If you’ve founded a devtools company, you’re walking around with deep insight into some part of how software gets made. That insight comes from experience. You’ve seen things break more times than you can remember, acting as the keeper of institutional knowledge on several teams. You’ve made meaningful contributions to open source projects. Given how long you’ve spent building this expertise, you’ve developed a great network of peers and fellow experts. When you talk with them about your tool, it’s so easy to see new possibilities.

But you’re all in the minority.

The vast majority of developers know less than you do. Otherwise someone else would have crafted your tool instead.

So figuring out where your product experience is expecting vast quantities of knowledge 99% of developers just don’t have is an important job. From there it’s essential to experiment with how to fill in gaps, iterating on the results. This is what’s missing to drive the adoption your investors are looking for.

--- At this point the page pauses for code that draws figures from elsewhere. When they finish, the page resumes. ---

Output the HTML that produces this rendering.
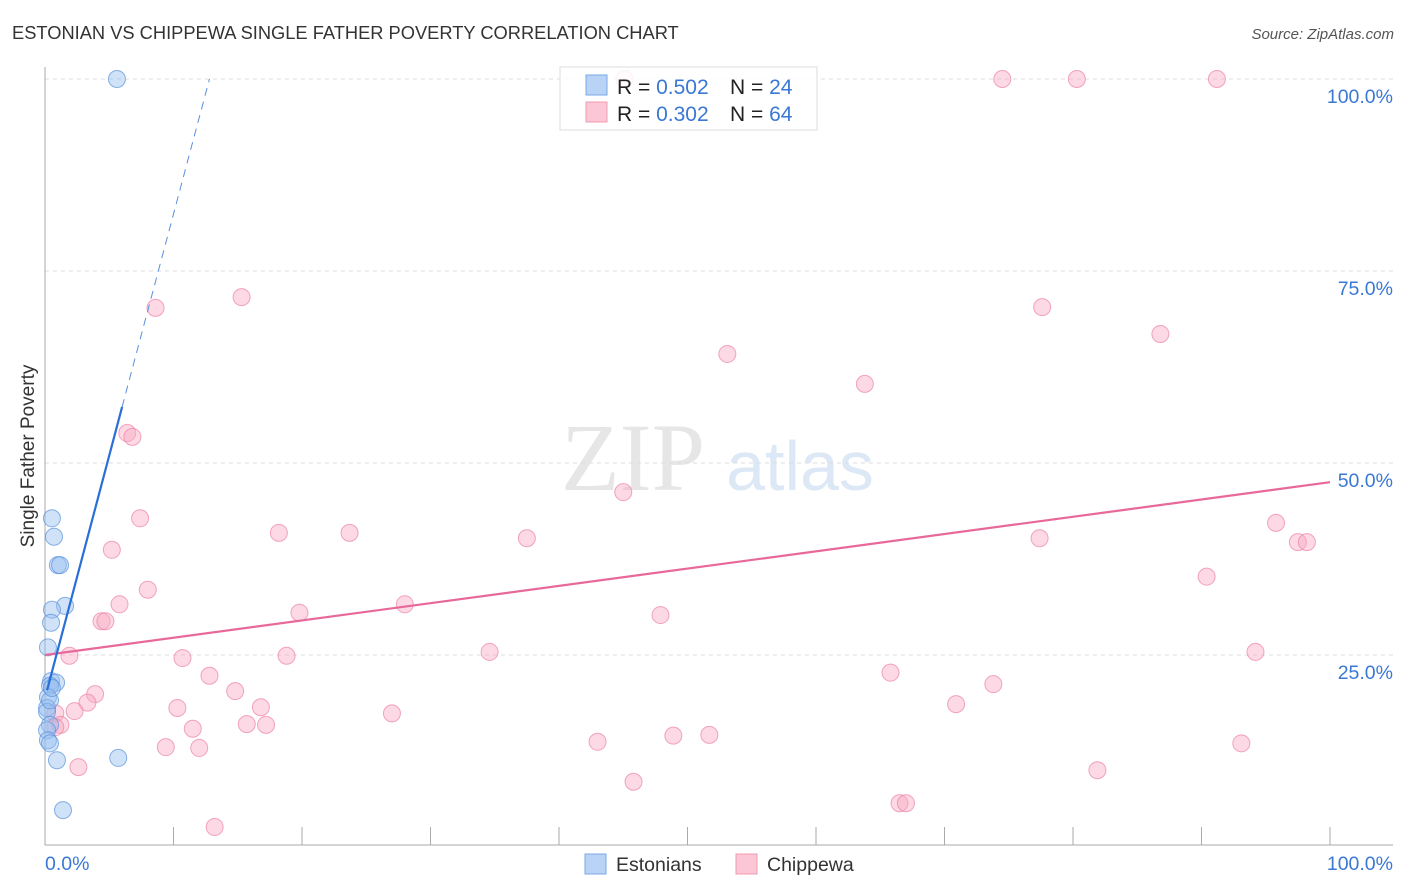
<!DOCTYPE html>
<html><head><meta charset="utf-8"><style>
body{margin:0;background:#fff;font-family:"Liberation Sans",sans-serif;}
svg{display:block}
</style></head><body>
<svg id="c" width="1406" height="892" xmlns="http://www.w3.org/2000/svg">
<text x="12" y="39" font-size="18.3" fill="#333">ESTONIAN VS CHIPPEWA SINGLE FATHER POVERTY CORRELATION CHART</text>
<text x="1394" y="39" font-size="15" fill="#555" font-style="italic" text-anchor="end">Source: ZipAtlas.com</text>
<text x="633" y="490" font-size="96" fill="#e6e6e6" text-anchor="middle" font-family="Liberation Serif,serif">ZIP</text>
<text x="800" y="490" font-size="70" fill="#dde8f6" text-anchor="middle">atlas</text>
<g id="grid"></g>
<g id="axes"></g>
<g id="pts"></g>
<g id="lines"></g>
<text transform="translate(34,456) rotate(-90)" font-size="19" fill="#333" text-anchor="middle">Single Father Poverty</text>
<g>
<rect x="560" y="67" width="257" height="63" fill="#fff" fill-opacity="0.85" stroke="#ddd"/>
<rect x="586" y="75" width="21" height="20" fill="#b8d3f5" stroke="#7aa7e6"/>
<rect x="586" y="102" width="21" height="20" fill="#fbc7d6" stroke="#f09ab3"/>
<text x="617" y="94" font-size="21" fill="#222">R = <tspan fill="#3a78d4">0.502</tspan></text>
<text x="730" y="94" font-size="21" fill="#222">N = <tspan fill="#3a78d4">24</tspan></text>
<text x="617" y="121" font-size="21" fill="#222">R = <tspan fill="#3a78d4">0.302</tspan></text>
<text x="730" y="121" font-size="21" fill="#222">N = <tspan fill="#3a78d4">64</tspan></text>
</g>
<g>
<rect x="585" y="854" width="21" height="20" fill="#b8d3f5" stroke="#7aa7e6"/>
<text x="616" y="871" font-size="19.5" fill="#333">Estonians</text>
<rect x="736" y="854" width="21" height="20" fill="#fbc7d6" stroke="#f09ab3"/>
<text x="767" y="871" font-size="19.5" fill="#333">Chippewa</text>
</g>
</svg>
<script>
const blueX=[5.6,0.54,0.7,1.0,1.17,1.56,0.54,0.47,0.23,0.47,0.86,0.39,0.23,0.16,0.16,0.39,0.16,0.23,0.39,0.93,5.7,1.4,0.39,0.54];
const blueY=[100,42.8,40.4,36.7,36.7,31.4,30.9,29.2,26.0,21.6,21.4,21.0,19.5,18.1,17.6,15.9,15.2,13.9,13.5,11.3,11.6,4.8,19.1,20.7];
const pinkX=[45.1,74.5,80.3,91.2,15.3,8.6,77.6,86.8,53.1,63.8,6.4,6.8,45.0,7.4,18.2,23.7,37.5,77.4,95.8,97.5,98.2,5.2,8.0,90.4,5.8,28.0,19.8,4.4,4.7,47.9,1.9,10.7,18.8,34.6,94.2,65.8,12.8,73.8,3.9,14.8,3.3,10.3,2.3,16.8,70.9,27.0,0.8,15.7,17.2,11.5,1.2,0.8,9.4,12.0,43.0,48.9,51.7,93.1,2.6,81.9,45.8,66.5,67.0,13.2];
const pinkY=[100,100,100,100,71.6,70.2,70.3,66.8,64.2,60.3,53.9,53.4,46.2,42.8,40.9,40.9,40.2,40.2,42.2,39.7,39.7,38.7,33.5,35.2,31.6,31.6,30.5,29.4,29.4,30.2,24.9,24.6,24.9,25.4,25.4,22.7,22.3,21.2,19.9,20.3,18.8,18.1,17.7,18.2,18.6,17.4,17.4,16.0,15.9,15.4,15.9,15.6,13.0,12.9,13.7,14.5,14.6,13.5,10.4,10.0,8.5,5.7,5.7,2.6];
const yTicks=[25,50,75,100];
const yTickLabels=["25.0%","50.0%","75.0%","100.0%"];
const xTicks=[0,10,20,30,40,50,60,70,80,90,100];
const pinkTrend=[0,25,100,47.5];
const blueTrend=[0.16,20.4,6.0,57.3,12.8,100];
const NS="http://www.w3.org/2000/svg";
const X=v=>45+v*12.85, Y=v=>847-v*7.68;
function mk(p,t,a){const e=document.createElementNS(NS,t);for(const k in a)e.setAttribute(k,a[k]);p.appendChild(e);return e;}
const grid=document.getElementById('grid'),axes=document.getElementById('axes'),pts=document.getElementById('pts'),lines=document.getElementById('lines');
yTicks.forEach((v,i)=>{
 const l=mk(grid,'line',{x1:45,x2:1393,y1:Y(v),y2:Y(v),stroke:'#ddd','stroke-dasharray':'4,4'});
 
 
 const t=mk(axes,'text',{x:1393,y:Y(v)+24,'font-size':19.5,fill:'#3a78d4','text-anchor':'end'});
 t.textContent=yTickLabels[i];
 
 
});
mk(axes,'line',{x1:45,x2:45,y1:67,y2:845,stroke:'#aaa'});
mk(axes,'line',{x1:45,x2:1393,y1:845,y2:845,stroke:'#aaa'});
xTicks.forEach(v=>{const t=mk(axes,'line',{x1:X(v),x2:X(v),y1:827,y2:845,stroke:'#aaa'});
 
 });
const xl=mk(axes,'text',{x:45,y:870,'font-size':19.5,fill:'#3a78d4'});xl.textContent='0.0%';


const xr=mk(axes,'text',{x:1393,y:870,'font-size':19.5,fill:'#3a78d4','text-anchor':'end'});xr.textContent='100.0%';


pinkX.forEach((v,i)=>{const c=mk(pts,'circle',{cx:X(v),cy:Y(pinkY[i]),r:8.5,fill:'rgba(248,170,195,0.45)',stroke:'rgba(236,130,165,0.7)'});
 
 });
blueX.forEach((v,i)=>{const c=mk(pts,'circle',{cx:X(v),cy:Y(blueY[i]),r:8.5,fill:'rgba(150,190,240,0.45)',stroke:'rgba(90,145,220,0.7)'});
 
 });
const pl=mk(lines,'line',{x1:X(pinkTrend[0]),y1:Y(pinkTrend[1]),x2:X(pinkTrend[2]),y2:Y(pinkTrend[3]),stroke:'#e8689a','stroke-width':2.2});


const bl=mk(lines,'line',{x1:X(blueTrend[0]),y1:Y(blueTrend[1]),x2:X(blueTrend[2]),y2:Y(blueTrend[3]),stroke:'#2a6fd8','stroke-width':2.2});


const bd=mk(lines,'line',{x1:X(blueTrend[2]),y1:Y(blueTrend[3]),x2:X(blueTrend[4]),y2:Y(blueTrend[5]),stroke:'#5a8fdc','stroke-width':1,'stroke-dasharray':'8,6'});


</script>
</body></html>
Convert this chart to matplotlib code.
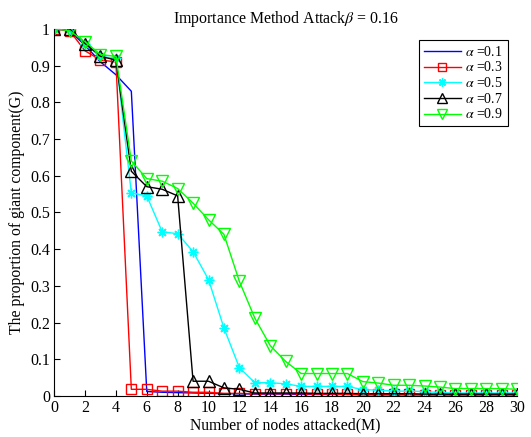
import numpy as np
import matplotlib
matplotlib.use('Agg')
import matplotlib.pyplot as plt

plt.rcParams['font.family'] = ['Liberation Serif', 'DejaVu Serif']
plt.rcParams['mathtext.fontset'] = 'stix'

# number of nodes attacked
m = np.arange(0, 31)

g_01 = [1.0, 0.995, 0.955, 0.91, 0.875, 0.83, 0.012, 0.01, 0.009, 0.008, 0.007,
        0.006, 0.006, 0.005, 0.005, 0.005, 0.004, 0.004, 0.004, 0.004, 0.003,
        0.003, 0.003, 0.003, 0.003, 0.003, 0.003, 0.003, 0.003, 0.003, 0.003]
g_03 = [1.0, 0.995, 0.94, 0.915, 0.91, 0.018, 0.018, 0.013, 0.013, 0.01, 0.01,
        0.007, 0.007, 0.006, 0.006, 0.006, 0.006, 0.005, 0.005, 0.004, 0.004,
        0.004, 0.004, 0.004, 0.003, 0.003, 0.003, 0.003, 0.003, 0.003, 0.003]
g_05 = [1.0, 1.0, 0.96, 0.925, 0.92, 0.553, 0.545, 0.447, 0.442, 0.393, 0.317,
        0.185, 0.077, 0.036, 0.036, 0.033, 0.026, 0.026, 0.026, 0.026, 0.017,
        0.016, 0.013, 0.013, 0.012, 0.009, 0.008, 0.008, 0.008, 0.008, 0.008]
g_07 = [1.0, 1.0, 0.96, 0.925, 0.915, 0.612, 0.57, 0.563, 0.545, 0.04, 0.04,
        0.022, 0.018, 0.008, 0.008, 0.008, 0.008, 0.007, 0.007, 0.007, 0.006,
        0.006, 0.006, 0.006, 0.005, 0.005, 0.005, 0.005, 0.005, 0.005, 0.005]
g_09 = [1.0, 0.995, 0.965, 0.93, 0.925, 0.64, 0.592, 0.585, 0.565, 0.525, 0.48,
        0.44, 0.312, 0.212, 0.137, 0.094, 0.061, 0.061, 0.061, 0.061, 0.039,
        0.035, 0.029, 0.029, 0.027, 0.024, 0.02, 0.02, 0.02, 0.02, 0.018]

fig = plt.figure(figsize=(5.31, 4.37), dpi=100)
ax = fig.add_axes([0.102, 0.094, 0.872, 0.84])

ax.plot(m, g_01, color='blue', lw=1, label=r'$\alpha$ =0.1')
ax.plot(m, g_03, color='red', lw=1, marker='s', ms=6.5, mfc='none',
        label=r'$\alpha$ =0.3')
ax.plot(m, g_05, color='cyan', lw=1, marker=(8, 2, 0), ms=7, mew=1,
        label=r'$\alpha$ =0.5')
ax.plot(m, g_07, color='black', lw=1, marker='^', ms=8, mfc='none',
        label=r'$\alpha$ =0.7')
ax.plot(m, g_09, color='lime', lw=1, marker='v', ms=9, mfc='none',
        label=r'$\alpha$ =0.9')

ax.set_xlim(0, 30)
ax.set_ylim(0, 1)
ax.set_xticks(np.arange(0, 31, 2))
ax.set_yticks(np.arange(0, 1.01, 0.1))
ax.set_yticklabels(['0', '0.1', '0.2', '0.3', '0.4', '0.5', '0.6', '0.7',
                    '0.8', '0.9', '1'])
ax.tick_params(direction='in', labelsize=11.5, length=4, pad=3)
ax.spines['top'].set_visible(False)
ax.spines['right'].set_visible(False)

ax.set_xlabel('Number of nodes attacked(M)', fontsize=11.3, labelpad=1)
ax.set_ylabel('The proportion of giant component(G)', fontsize=11.3)
ax.set_title(r'Importance Method Attack$\beta$ = 0.16', fontsize=11.4, pad=4)

leg = ax.legend(loc='upper right', bbox_to_anchor=(0.98, 0.97), fontsize=10,
                fancybox=False, edgecolor='black', framealpha=1,
                handlelength=2.7, borderpad=0.35, labelspacing=0.12,
                handletextpad=0.3, borderaxespad=0, markerscale=0.85)
leg.get_frame().set_linewidth(0.8)

fig.savefig('out.png', dpi=100)
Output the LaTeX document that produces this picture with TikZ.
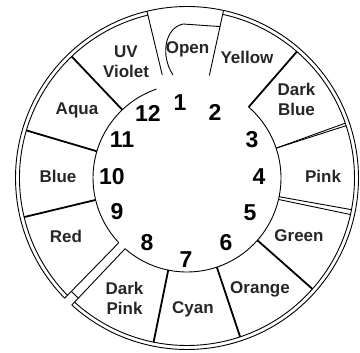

A bit of deliberate user research is a great start. We’re not talking about off-the-cuff interactions in Discord or at conferences—although those are great too. We’re talking about a handful of structured conversations with a diverse cross-section of users who can tell you how they came into this field, what they want for their futures, what role your tool is playing in their journey, and how it can better help them get where their going.

Speaking of Discord, your support community is also a great way to learn about the pitfalls in your adoption funnel. Don’t send your support engineers in there all alone. Everyone building your product should have regular contact with the people most willing to speak up and ask for help.

Do these things and you’re guaranteed to perceive a variety of jumping off points for improving your error messages, your docs, and the product itself.

Once you get to know your users, you can start building advantages into your product that make them into more advanced, successful customers.